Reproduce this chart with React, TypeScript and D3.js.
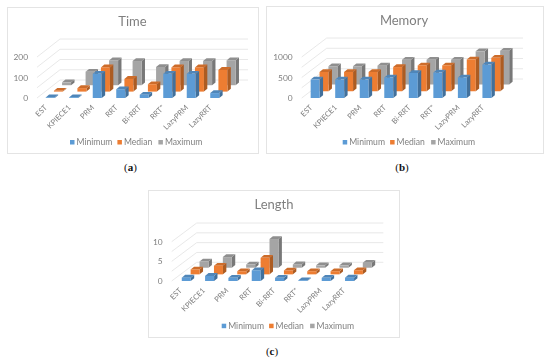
import React from 'react';
import * as d3 from 'd3';

const categories = ['EST', 'KPIECE1', 'PRM', 'RRT', 'Bi-RRT', 'RRT*', 'LazyPRM', 'LazyRRT'];
const seriesNames = ['Minimum', 'Median', 'Maximum'];

const timeMinimum = [3, 4, 118, 43, 16, 118, 118, 24];
const timeMedian = [4, 17, 118, 62, 36, 118, 118, 106];
const timeMaximum = [14, 66, 121, 118, 89, 118, 118, 121];
const timeTicks = [0, 100, 200];

const memoryMinimum = [450, 450, 450, 500, 610, 620, 500, 815];
const memoryMedian = [470, 470, 470, 590, 630, 630, 775, 815];
const memoryMaximum = [445, 445, 460, 605, 605, 605, 810, 825];
const memoryTicks = [0, 500, 1000];

const lengthMinimum = [0.85, 1.3, 0.8, 2.7, 0.8, 0.2, 0.8, 0.85];
const lengthMedian = [1.25, 2.2, 0.8, 4.2, 1, 0.8, 0.8, 1.05];
const lengthMaximum = [1.6, 2.7, 0.8, 7.3, 0.85, 0.6, 0.6, 1.25];
const lengthTicks = [0, 5, 10];

const colors = d3.scaleOrdinal<string, string>().domain(seriesNames).range(['#5b9bd5', '#ed7d31', '#a5a5a5']);
const font = 'Lato, "Open Sans", sans-serif';
const textColor = '#7f7f7f';
const gridColor = '#e2e2e2';

const barWidth = 9;
const barDepthX = 3.4;
const barDepthY = 2.8;

type PanelProps = {
  box: [number, number, number, number];
  title: string;
  titleX: number;
  titleY: number;
  values: number[][];
  ticks: number[];
  gridStep: number;
  frontLeft: number;
  frontRight: number;
  barShift: number;
  zeroY: number;
  topY: number;
  depthX: number;
  depthY: number;
  legendX: number;
  legendY: number;
  caption: string;
  captionX: number;
  captionY: number;
};

const Panel = (p: PanelProps) => {
  const [bx, by, bw, bh] = p.box;
  const x = d3.scaleBand().domain(categories).range([p.frontLeft, p.frontRight]);
  const y = d3.scaleLinear().domain([0, p.ticks[p.ticks.length - 1]]).range([p.zeroY, p.topY]);
  // position of each series along the floor depth, 0 = front, 1 = back wall
  const depth = d3.scalePoint().domain(seriesNames).range([0, 0.71]);
  const gridValues = d3.range(0, p.ticks[p.ticks.length - 1] + p.gridStep / 2, p.gridStep);

  const bars = seriesNames.slice().reverse().map(name => {
    const s = seriesNames.indexOf(name);
    const dx = depth(name)! * p.depthX + p.barShift;
    const dy = depth(name)! * p.depthY;
    return (
      <g key={name}>
        {categories.map((cat, i) => {
          const x0 = x(cat)! + (x.bandwidth() - barWidth) / 2 + dx;
          const x1 = x0 + barWidth;
          const yb = p.zeroY - dy;
          const yt = y(p.values[s][i]) - dy;
          const side = d3.path();
          side.moveTo(x1, yt);
          side.lineTo(x1 + barDepthX, yt - barDepthY);
          side.lineTo(x1 + barDepthX, yb - barDepthY);
          side.lineTo(x1, yb);
          side.closePath();
          const top = d3.path();
          top.moveTo(x0, yt);
          top.lineTo(x0 + barDepthX, yt - barDepthY);
          top.lineTo(x1 + barDepthX, yt - barDepthY);
          top.lineTo(x1, yt);
          top.closePath();
          const c = d3.color(colors(name))!;
          return (
            <g key={cat}>
              <path d={side.toString()} fill={c.darker(0.9).toString()} />
              <path d={top.toString()} fill={c.darker(0.4).toString()} />
              <rect x={x0} y={yt} width={barWidth} height={yb - yt} fill={colors(name)} />
            </g>
          );
        })}
      </g>
    );
  });

  return (
    <g fontFamily={font}>
      <rect x={bx + 0.5} y={by + 0.5} width={bw} height={bh} fill="#fff" stroke="#e4e4e4" filter="url(#soft)" />
      <g filter="url(#soft)">
        <text x={p.titleX} y={p.titleY} textAnchor="middle" fontSize={13} fill="#7f7f7f">{p.title}</text>
        {gridValues.map(v => (
          <g key={v} stroke={gridColor} strokeWidth={0.8}>
            <line x1={p.frontLeft} y1={y(v)} x2={p.frontLeft + p.depthX} y2={y(v) - p.depthY} />
            <line x1={p.frontLeft + p.depthX} y1={y(v) - p.depthY} x2={p.frontRight + p.depthX} y2={y(v) - p.depthY} />
          </g>
        ))}
        {bars}
        {p.ticks.map(t => (
          <text key={t} x={p.frontLeft - 9} y={y(t) + 3} textAnchor="end" fontSize={8.4} fill={textColor}>{t}</text>
        ))}
        {categories.map(cat => {
          const cx = x(cat)! + x.bandwidth() / 2 - 1;
          const cy = p.zeroY + 10;
          return (
            <text key={cat} transform={`translate(${cx},${cy}) rotate(-45)`} textAnchor="end" fontSize={7.6} fill={textColor}>{cat}</text>
          );
        })}
        {seriesNames.map((name, i) => {
          const lx = p.legendX + [0, 47.4, 88.4][i];
          return (
            <g key={name}>
              <rect x={lx} y={p.legendY - 2} width={4.5} height={4.5} fill={colors(name)} />
              <text x={lx + 6.5} y={p.legendY + 2.9} fontSize={8.6} fill={textColor}>{name}</text>
            </g>
          );
        })}
      </g>
      <text x={p.captionX} y={p.captionY} textAnchor="middle" fontFamily='"Liberation Serif", serif' fontSize={11} fill="#111">
        (<tspan fontWeight="bold">{p.caption}</tspan>)
      </text>
    </g>
  );
};

export default function App() {
  return (
    <svg width={550} height={360} style={{ position: 'absolute', left: 0, top: 0, background: '#fff' }}>
      <defs>
        <filter id="soft" x="-5%" y="-5%" width="110%" height="110%">
          <feGaussianBlur stdDeviation={0.35} />
        </filter>
      </defs>
      <Panel box={[7, 7, 251, 146]} title="Time" titleX={132.5} titleY={26}
        values={[timeMinimum, timeMedian, timeMaximum]} ticks={timeTicks} gridStep={50}
        frontLeft={37} frontRight={225} barShift={1.5} zeroY={98} topY={57} depthX={23} depthY={18}
        legendX={70} legendY={142} caption="a" captionX={130.5} captionY={171} />
      <Panel box={[266, 6, 277, 147]} title="Memory" titleX={404} titleY={25}
        values={[memoryMinimum, memoryMedian, memoryMaximum]} ticks={memoryTicks} gridStep={250}
        frontLeft={301.7} frontRight={498} barShift={1.2} zeroY={98} topY={57} depthX={25} depthY={19}
        legendX={342.7} legendY={142} caption="b" captionX={402} captionY={171} />
      <Panel box={[148, 190, 251, 147]} title="Length" titleX={274} titleY={209}
        values={[lengthMinimum, lengthMedian, lengthMaximum]} ticks={lengthTicks} gridStep={2.5}
        frontLeft={171.7} frontRight={358.3} barShift={2.9} zeroY={281} topY={241.7} depthX={25} depthY={18.7}
        legendX={221.7} legendY={325.7} caption="c" captionX={272} captionY={355} />
    </svg>
  );
}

§ Exercise objective
Transcribe all the data word for word; the images stay out.

§ Correct result
Reproduce this chart with React, TypeScript and D3.js.
import React from 'react';
import * as d3 from 'd3';

const categories = ['EST', 'KPIECE1', 'PRM', 'RRT', 'Bi-RRT', 'RRT*', 'LazyPRM', 'LazyRRT'];
const seriesNames = ['Minimum', 'Median', 'Maximum'];

const timeMinimum = [3, 4, 118, 43, 16, 118, 118, 24];
const timeMedian = [4, 17, 118, 62, 36, 118, 118, 106];
const timeMaximum = [14, 66, 121, 118, 89, 118, 118, 121];
const timeTicks = [0, 100, 200];

const memoryMinimum = [450, 450, 450, 500, 610, 620, 500, 815];
const memoryMedian = [470, 470, 470, 590, 630, 630, 775, 815];
const memoryMaximum = [445, 445, 460, 605, 605, 605, 810, 825];
const memoryTicks = [0, 500, 1000];

const lengthMinimum = [0.85, 1.3, 0.8, 2.7, 0.8, 0.2, 0.8, 0.85];
const lengthMedian = [1.25, 2.2, 0.8, 4.2, 1, 0.8, 0.8, 1.05];
const lengthMaximum = [1.6, 2.7, 0.8, 7.3, 0.85, 0.6, 0.6, 1.25];
const lengthTicks = [0, 5, 10];

const colors = d3.scaleOrdinal<string, string>().domain(seriesNames).range(['#5b9bd5', '#ed7d31', '#a5a5a5']);
const font = 'Lato, "Open Sans", sans-serif';
const textColor = '#7f7f7f';
const gridColor = '#e2e2e2';

const barWidth = 9;
const barDepthX = 3.4;
const barDepthY = 2.8;

type PanelProps = {
  box: [number, number, number, number];
  title: string;
  titleX: number;
  titleY: number;
  values: number[][];
  ticks: number[];
  gridStep: number;
  frontLeft: number;
  frontRight: number;
  barShift: number;
  zeroY: number;
  topY: number;
  depthX: number;
  depthY: number;
  legendX: number;
  legendY: number;
  caption: string;
  captionX: number;
  captionY: number;
};

const Panel = (p: PanelProps) => {
  const [bx, by, bw, bh] = p.box;
  const x = d3.scaleBand().domain(categories).range([p.frontLeft, p.frontRight]);
  const y = d3.scaleLinear().domain([0, p.ticks[p.ticks.length - 1]]).range([p.zeroY, p.topY]);
  // position of each series along the floor depth, 0 = front, 1 = back wall
  const depth = d3.scalePoint().domain(seriesNames).range([0, 0.71]);
  const gridValues = d3.range(0, p.ticks[p.ticks.length - 1] + p.gridStep / 2, p.gridStep);

  const bars = seriesNames.slice().reverse().map(name => {
    const s = seriesNames.indexOf(name);
    const dx = depth(name)! * p.depthX + p.barShift;
    const dy = depth(name)! * p.depthY;
    return (
      <g key={name}>
        {categories.map((cat, i) => {
          const x0 = x(cat)! + (x.bandwidth() - barWidth) / 2 + dx;
          const x1 = x0 + barWidth;
          const yb = p.zeroY - dy;
          const yt = y(p.values[s][i]) - dy;
          const side = d3.path();
          side.moveTo(x1, yt);
          side.lineTo(x1 + barDepthX, yt - barDepthY);
          side.lineTo(x1 + barDepthX, yb - barDepthY);
          side.lineTo(x1, yb);
          side.closePath();
          const top = d3.path();
          top.moveTo(x0, yt);
          top.lineTo(x0 + barDepthX, yt - barDepthY);
          top.lineTo(x1 + barDepthX, yt - barDepthY);
          top.lineTo(x1, yt);
          top.closePath();
          const c = d3.color(colors(name))!;
          return (
            <g key={cat}>
              <path d={side.toString()} fill={c.darker(0.9).toString()} />
              <path d={top.toString()} fill={c.darker(0.4).toString()} />
              <rect x={x0} y={yt} width={barWidth} height={yb - yt} fill={colors(name)} />
            </g>
          );
        })}
      </g>
    );
  });

  return (
    <g fontFamily={font}>
      <rect x={bx + 0.5} y={by + 0.5} width={bw} height={bh} fill="#fff" stroke="#e4e4e4" filter="url(#soft)" />
      <g filter="url(#soft)">
        <text x={p.titleX} y={p.titleY} textAnchor="middle" fontSize={13} fill="#7f7f7f">{p.title}</text>
        {gridValues.map(v => (
          <g key={v} stroke={gridColor} strokeWidth={0.8}>
            <line x1={p.frontLeft} y1={y(v)} x2={p.frontLeft + p.depthX} y2={y(v) - p.depthY} />
            <line x1={p.frontLeft + p.depthX} y1={y(v) - p.depthY} x2={p.frontRight + p.depthX} y2={y(v) - p.depthY} />
          </g>
        ))}
        {bars}
        {p.ticks.map(t => (
          <text key={t} x={p.frontLeft - 9} y={y(t) + 3} textAnchor="end" fontSize={8.4} fill={textColor}>{t}</text>
        ))}
        {categories.map(cat => {
          const cx = x(cat)! + x.bandwidth() / 2 - 1;
          const cy = p.zeroY + 10;
          return (
            <text key={cat} transform={`translate(${cx},${cy}) rotate(-45)`} textAnchor="end" fontSize={7.6} fill={textColor}>{cat}</text>
          );
        })}
        {seriesNames.map((name, i) => {
          const lx = p.legendX + [0, 47.4, 88.4][i];
          return (
            <g key={name}>
              <rect x={lx} y={p.legendY - 2} width={4.5} height={4.5} fill={colors(name)} />
              <text x={lx + 6.5} y={p.legendY + 2.9} fontSize={8.6} fill={textColor}>{name}</text>
            </g>
          );
        })}
      </g>
      <text x={p.captionX} y={p.captionY} textAnchor="middle" fontFamily='"Liberation Serif", serif' fontSize={11} fill="#111">
        (<tspan fontWeight="bold">{p.caption}</tspan>)
      </text>
    </g>
  );
};

export default function App() {
  return (
    <svg width={550} height={360} style={{ position: 'absolute', left: 0, top: 0, background: '#fff' }}>
      <defs>
        <filter id="soft" x="-5%" y="-5%" width="110%" height="110%">
          <feGaussianBlur stdDeviation={0.35} />
        </filter>
      </defs>
      <Panel box={[7, 7, 251, 146]} title="Time" titleX={132.5} titleY={26}
        values={[timeMinimum, timeMedian, timeMaximum]} ticks={timeTicks} gridStep={50}
        frontLeft={37} frontRight={225} barShift={1.5} zeroY={98} topY={57} depthX={23} depthY={18}
        legendX={70} legendY={142} caption="a" captionX={130.5} captionY={171} />
      <Panel box={[266, 6, 277, 147]} title="Memory" titleX={404} titleY={25}
        values={[memoryMinimum, memoryMedian, memoryMaximum]} ticks={memoryTicks} gridStep={250}
        frontLeft={301.7} frontRight={498} barShift={1.2} zeroY={98} topY={57} depthX={25} depthY={19}
        legendX={342.7} legendY={142} caption="b" captionX={402} captionY={171} />
      <Panel box={[148, 190, 251, 147]} title="Length" titleX={274} titleY={209}
        values={[lengthMinimum, lengthMedian, lengthMaximum]} ticks={lengthTicks} gridStep={2.5}
        frontLeft={171.7} frontRight={358.3} barShift={2.9} zeroY={281} topY={241.7} depthX={25} depthY={18.7}
        legendX={221.7} legendY={325.7} caption="c" captionX={272} captionY={355} />
    </svg>
  );
}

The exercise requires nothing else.